The first is the cron error when worflow fails, the other 2 are us trying to reprocess the failed execution. If then we go to the workflow and manually trigger, it works.

Jon · April 24, 2023, 10:23am

So when it fails to run from the cron what does the execution log say in the n8n ui? It sounds like there is possibly 2 different issues here. Once we know what the first issue is we can then look into the second one so that things don’t get mixed up.

For part of the file error though is n8n configured to run in queue mode?

Leandro_Hoffmann · April 24, 2023, 10:51am

Its not on queue mode. We have only one instance of n8n doing all. It never reaches cpu or memory limits. We cannot see any error log from the executiion failed.
Here is a print screen of the execution for one that failed

Jon · April 24, 2023, 11:51am

Hey @Leandro_Hoffmann,

That is the retry can you try one of the others to see if that shows a different message?

Leandro_Hoffmann · April 24, 2023, 2:27pm

All of them shows no error message or logs. They are all the cron trigger that failed, if you check times, it runs every 5 min, but some worked

Jon · April 24, 2023, 3:16pm

That is most unusual, I would have expected anything to be running for more than a second to have more output.

Can you share the environment options that are currently set?

Leandro_Hoffmann · April 25, 2023, 9:32am

Here are the options we currently use:

N8N Version: 0.222.3

GENERIC_TIMEZONE : *******
N8N_BASIC_AUTH_ACTIVE : true
N8N_BASIC_AUTH_PASSWORD : ********
N8N_BASIC_AUTH_USER : ******
N8N_DEFAULT_BINARY_DATA_MODE : filesystem
N8N_PAYLOAD_SIZE_MAX : 32
WEBHOOK_URL : *********

Jon · April 25, 2023, 10:04am

If you change the default binary data mode to default does that change anything?

Leandro_Hoffmann · April 25, 2023, 12:34pm

Changed now, will let you know if it happens again, also updated n8n to latest

Leandro_Hoffmann · April 26, 2023, 8:16am

Issue still happening unfortunately.
Now on the latest version we are seeing some extra logs:

Jobs are failing with no logs, but now, if I retry a failed job, it works. It does not show the error:
Cannot read properties of undefined (reading 'nodeExecutionStack')

Jon · April 26, 2023, 9:31am

Hey @Leandro_Hoffmann,

This is good progress, Can you enable debug logging: Logging - n8n Documentation that should show a bit more information.

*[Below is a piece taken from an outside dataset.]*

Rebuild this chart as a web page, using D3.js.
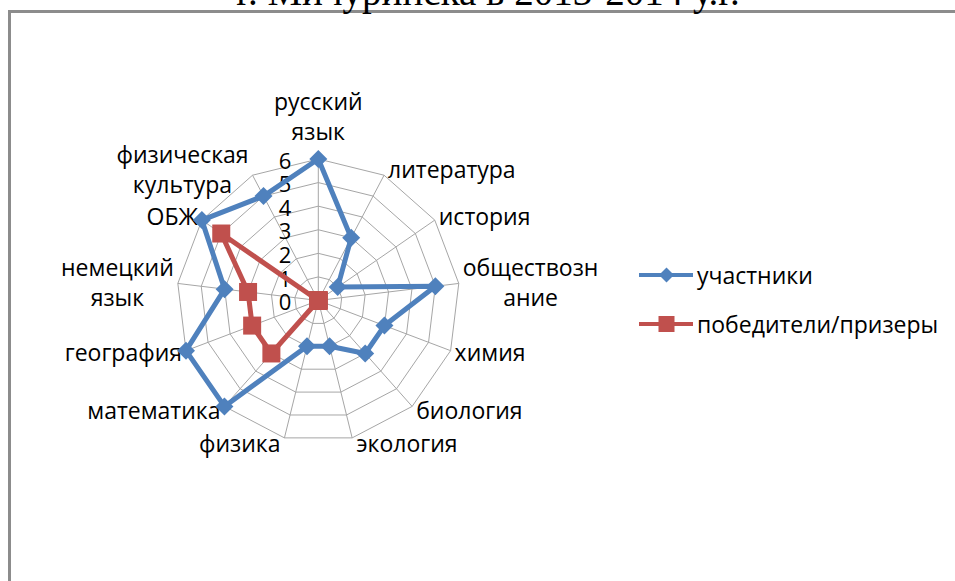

I wouldn’t expect to see slow queries on a postgres database so I guess just to confirm… in the issue template the database field was left with just Postgres in it. Are you using Postgres for n8n as well or just the default sqlite database? If it is sqlite that could explain the issue as it gets slower as it gets bigger and I noticed there were no data pruning options in the env vars you sent over.